Balancing the scope of such safeguards with the opportunity to develop the longer term reform of equality proofed scheme will form an integral part of the discussions and negotiations which the Tripartite Committee stakeholders have already agreed to undertake over the next six months. These will involve local authority employers, trades unions and other scheme interests in a programme of discussion and analysis to modernise and reform the scheme. These discussions will take account of wider pension policy developments, to ensure the LGPS can meet the challenges of a changing and flexible workforce, in and around local government, and deal effectively with the high incidence of part-time employees many of whom are female on lower incomes.

It is intended to consult widely on a policy discussion paper, about the proposed way forward for the LGPS in the summer of 2006 for analysis and comment.
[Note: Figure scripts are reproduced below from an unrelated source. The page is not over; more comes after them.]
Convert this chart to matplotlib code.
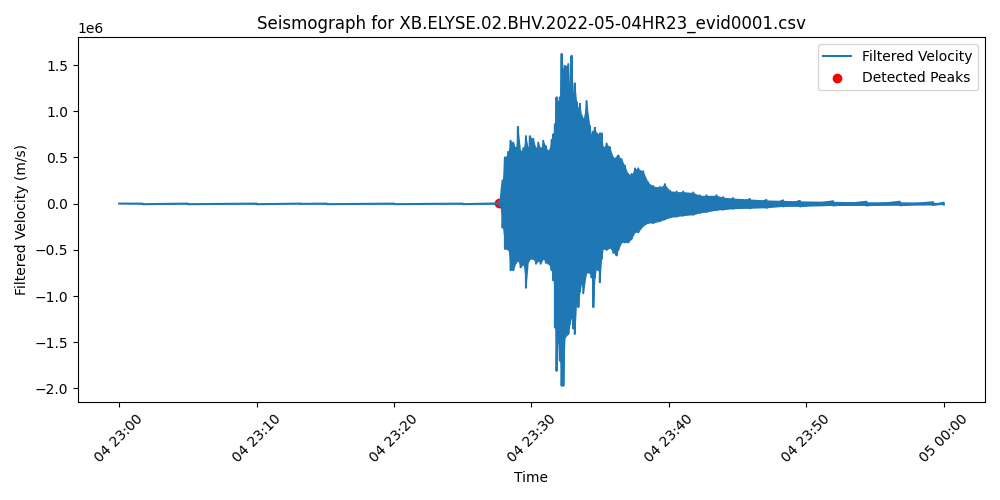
import numpy as np
import pandas as pd
import matplotlib
matplotlib.use("Agg")
import matplotlib.pyplot as plt

# Envelope of the filtered velocity trace
# minutes after 2022-05-04 23:00, amplitude in units of 1e6 m/s
minutes = [0.0, 1.7, 5.0, 10.0, 13.2, 15.1, 20.0, 25.0, 27.5,
           27.71, 27.90, 28.07, 28.31, 28.48, 28.68, 28.87, 29.02, 29.21, 29.41,
           29.60, 29.77, 29.89, 30.13, 30.33, 30.50, 30.67, 30.86, 31.05, 31.22,
           31.47, 31.59, 31.71, 31.83, 31.95, 32.07, 32.20, 32.32, 32.44, 32.68,
           32.80, 32.92, 33.04, 33.16, 33.29, 33.41, 33.53, 33.65, 33.77, 34.01,
           34.25, 34.38, 34.50, 34.62, 34.74, 34.86, 34.98, 35.10, 35.22, 35.47,
           35.71, 35.95, 36.19, 36.32, 36.56, 36.80, 37.04, 37.29, 37.53, 37.77,
           38.13, 38.49, 38.86, 39.35, 39.71, 40.07, 40.56, 41.04, 41.77, 42.25,
           42.74, 43.47, 43.95, 44.68, 45.89, 47.10, 48.31, 49.53, 51.95, 54.38,
           56.80, 59.22, 60.0]
upper = [0.0, 0.0, 0.0, 0.0, 0.0, 0.0, 0.0, 0.0, 0.002,
         0.03, 0.25, 0.50, 0.56, 0.68, 0.66, 0.60, 0.83, 0.57, 0.60,
         0.73, 0.60, 0.73, 0.70, 0.60, 0.66, 0.60, 0.68, 0.62, 0.57,
         0.69, 0.75, 0.86, 1.15, 1.10, 1.15, 1.62, 1.45, 1.49, 1.51,
         1.22, 1.60, 1.20, 1.30, 1.10, 1.03, 1.08, 0.95, 0.92, 1.11,
         0.84, 0.74, 0.78, 0.82, 0.76, 0.74, 0.76, 0.76, 0.61, 0.65,
         0.61, 0.50, 0.50, 0.52, 0.48, 0.41, 0.32, 0.32, 0.38, 0.38,
         0.35, 0.23, 0.19, 0.18, 0.21, 0.14, 0.13, 0.13, 0.12, 0.09,
         0.09, 0.09, 0.07, 0.06, 0.05, 0.04, 0.035, 0.03, 0.025, 0.02,
         0.02, 0.015, 0.01]
lower = [0.0, -0.006, -0.006, -0.006, -0.003, -0.006, -0.006, -0.006, -0.006,
         -0.03, -0.26, -0.49, -0.50, -0.72, -0.72, -0.64, -0.62, -0.69, -0.66,
         -0.91, -0.63, -0.60, -0.60, -0.65, -0.62, -0.65, -0.60, -0.64, -0.65,
         -0.72, -0.83, -1.34, -1.81, -1.50, -1.70, -1.97, -1.97, -1.45, -1.41,
         -1.30, -1.23, -1.35, -1.41, -1.05, -1.12, -0.95, -0.86, -0.97, -0.75,
         -0.75, -0.80, -1.12, -0.80, -0.69, -0.72, -0.85, -0.60, -0.49, -0.50,
         -0.48, -0.53, -0.56, -0.50, -0.42, -0.42, -0.42, -0.38, -0.31, -0.31,
         -0.24, -0.21, -0.21, -0.19, -0.17, -0.15, -0.14, -0.13, -0.12, -0.10,
         -0.09, -0.07, -0.065, -0.055, -0.05, -0.045, -0.03, -0.03, -0.02, -0.02,
         -0.018, -0.015, -0.01]

peak_minutes = [27.66]
peak_values = [0.01]

start = pd.Timestamp("2022-05-04 23:00:00")
scale = 1e6

t = start + pd.to_timedelta(np.array(minutes), unit="m")
up = np.array(upper) * scale
lo = np.array(lower) * scale

# trace alternating between the envelope extremes
tt = np.repeat(t.values, 2)
vv = np.empty(2 * len(up))
vv[0::2] = up
vv[1::2] = lo

fig, ax = plt.subplots(figsize=(10, 5), dpi=100)
ax.fill_between(t.values, lo, up, color="#1f77b4", linewidth=0)
ax.plot(tt, vv, color="#1f77b4", label="Filtered Velocity")
tp = start + pd.to_timedelta(np.array(peak_minutes), unit="m")
ax.scatter(tp.values, np.array(peak_values) * scale, color="red", label="Detected Peaks")

ax.set_title("Seismograph for XB.ELYSE.02.BHV.2022-05-04HR23_evid0001.csv")
ax.set_xlabel("Time")
ax.set_ylabel("Filtered Velocity (m/s)")
ax.legend(loc="upper right")
plt.setp(ax.get_xticklabels(), rotation=45)
fig.tight_layout()
fig.savefig("out.png")
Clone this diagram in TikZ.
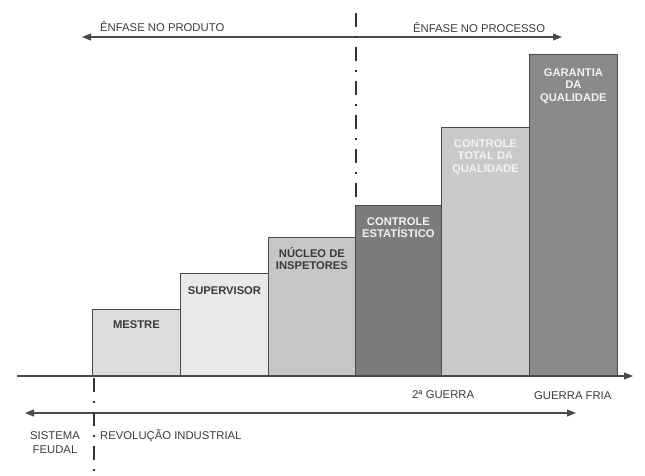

This will allow a subsequent statutory consultation to begin later in the autumn of 2006, leading to new scheme provisions for April 2007 with the ultimate objective of having a new-look LGPS in place for April 2008.

The continued affordability and viability of the scheme, as well as its acceptability to taxpayers, remains a central theme of the Government's intentions for the LGPS. So too is our commitment towards ensuring the scheme offers an equality proofed pension framework for all its increasingly diverse and part-time workforce. Delivering an effective and affordable balance between the cost of its provision to employers and tax payers on the one hand, and fairness to scheme members on the other, remains a priority, within the overall resource framework of local government and of other employers within the scheme. A flexible and attractive pension scheme for local government and employers associated with it is now required.

This statement is in effect, the beginning of a series of detailed consultations with all LGPS interests about the future of the scheme. Initially, the affordability of the existing LGPS must be established but, in doing that, it is essential to begin to move forward and begin to discuss and analyse the possible form and content of a new-look LGPS for 2008. All LGPS interests are committed to that intent and objective.